Despite the album’s many unique characteristics, Cypress Hill often feels very much like an eighties album due to the tried-and-true breakbeats, the percussive use of melodic samples, and the thin bass. Brief instrumental numbers serve as an equivalent to “DJ cuts” from the previous era. Like other 1991 classics, it’s clearly a transitional record, unprecented in both its strong sense of Hispanic identity and its fascination with marijuana, yet familiar in its stylistic connection to the roots of hip-hop.
Like some of the best vocal duos in hip-hop (Chuck and Flav, Tip and Phife, Monch and Prince Po), there is a clear disparity in talent. B-Real is easily the more capable emcee. Sen Dog’s role is limited to backing vocals and brief, rhythmically imprecise and weird verses, such as his four-bar masterpiece on the incredible “How I Could Just Kill A Man.” The verse is especially notable for the lines “I’m not gonna waste no time fucking around like I’m straight humming/ Humming, coming at ya—and you know I had to gat ya.” The passage further accentuates Cypress Hill’s eccentric irreverence and it would be nearly impossible to guess what he meant by “humming” if B-Real did not clarify the lyric later on in the song (the hum in question is that of a bullet). The strange character of the song is only intensified by a stuttering saxophone breakdown that suddenly comes out of nowhere, yet seems to fit in with the off-kilter vibe.
Toward the end of the album, the songs lack the weight of the opening tracks, but Cypress Hill never quite drags.
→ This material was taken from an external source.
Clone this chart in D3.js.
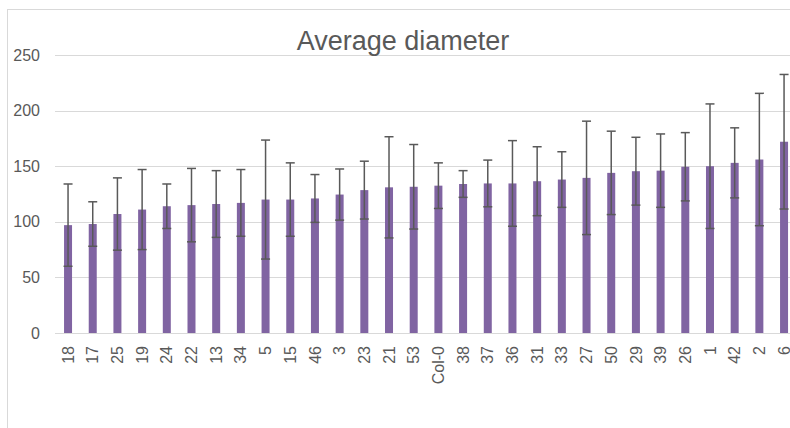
<!DOCTYPE html>
<html><head><meta charset="utf-8">
<script src="https://cdn.jsdelivr.net/npm/d3@7"></script>
<style>body{margin:0;background:#fff}svg{display:block}</style>
</head><body>
<script>
const categories = ["18","17","25","19","24","22","13","34","5","15","46","3","23","21","53","Col-0","38","37","36","31","33","27","50","29","39","26","1","42","2","6"];
const means = [97,98,107,111,114,115,116,117,120,120,121,124.5,128.5,131,131.5,132.5,134,134.5,134.5,136.5,138,139.5,144,145.5,146,149.5,150,153,156,172];
const sds   = [37,20,32.5,36,20,33,30,30,53.5,33,21.5,23,26,45.5,38,20.5,12,21,38.5,31,25,51,37.5,30.5,33,30.7,56,31.5,59.5,60.5];
const yTicks = [0,50,100,150,200,250];
const title = "Average diameter";

const W = 790, H = 428;
const svg = d3.select("body").append("svg").attr("width", W).attr("height", H);

// chart border
svg.append("rect").attr("x",7.5).attr("y",9.5).attr("width",W).attr("height",H)
  .attr("fill","none").attr("stroke","#d9d9d9");

const step = 24.69;
const x = d3.scaleBand().domain(categories).range([55.7, 55.7 + step*categories.length])
  .paddingInner(0.676).paddingOuter(0.338);
const y = d3.scaleLinear().domain([0,250]).range([333,55]);

// gridlines
svg.append("g").selectAll("line").data(yTicks).join("line")
  .attr("x1",55).attr("x2",W).attr("y1",d=>Math.round(y(d))+0.5).attr("y2",d=>Math.round(y(d))+0.5)
  .attr("stroke","#d9d9d9").attr("stroke-width",1);

// y axis labels
const yAxis = d3.axisLeft(y).tickValues(yTicks).tickSize(0).tickPadding(0);
const gy = svg.append("g").attr("transform","translate(40,0)").call(yAxis);
gy.select(".domain").remove();
gy.selectAll("text").attr("font-family","Liberation Sans, Arial, sans-serif").attr("font-size",16).attr("fill","#595959");

// bars
const data = categories.map((c,i)=>({c, m:means[i], s:sds[i]}));
svg.append("g").selectAll("rect").data(data).join("rect")
  .attr("x",d=>x(d.c)).attr("width",x.bandwidth())
  .attr("y",d=>y(d.m)).attr("height",d=>y(0)-y(d.m))
  .attr("fill","#8064a2");

// error bars
const eb = svg.append("g").attr("stroke","#595959").attr("stroke-width",1.5);
data.forEach(d=>{
  const cx = x(d.c) + x.bandwidth()/2;
  eb.append("line").attr("x1",cx).attr("x2",cx).attr("y1",y(d.m+d.s)).attr("y2",y(d.m-d.s));
  [d.m+d.s, d.m-d.s].forEach(v=>{
    eb.append("line").attr("x1",cx-4.5).attr("x2",cx+4.5).attr("y1",y(v)).attr("y2",y(v));
  });
});

// x axis labels
const xAxis = d3.axisBottom(x).tickSize(0).tickPadding(0);
const gx = svg.append("g").attr("transform","translate(0,333)").call(xAxis);
gx.select(".domain").remove();
gx.selectAll("text")
  .attr("font-family","Liberation Sans, Arial, sans-serif").attr("font-size",16).attr("fill","#595959")
  .attr("transform","rotate(-90)").attr("text-anchor","end")
  .attr("x",-13).attr("y",0).attr("dy","0.35em");

// title
svg.append("text").attr("x",403).attr("y",50).attr("text-anchor","middle")
  .attr("font-family","Liberation Sans, Arial, sans-serif").attr("font-size",27).attr("fill","#595959")
  .text(title);
</script>
</body></html>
The social significance of “Latin Lingo,” which is rapped largely in Spanish, is undermined by the relatively bland production, but its placement between the funky “Something For The Blunted” and the slightly less funky but still tight “The Funky Cypress Hill Shit” prevents the album from losing too much momentum. The more downtempo numbers such as “Latin Lingo” and “Stoned Is The Way Of The Walk,” lack the high-energy zaniness that is the strong point of most of the other songs. As a result, these tracks do not fare so well, but they are not too damaging to the album. Cypress Hill is a fun effort that manages to feel light while being blatantly sociopathic.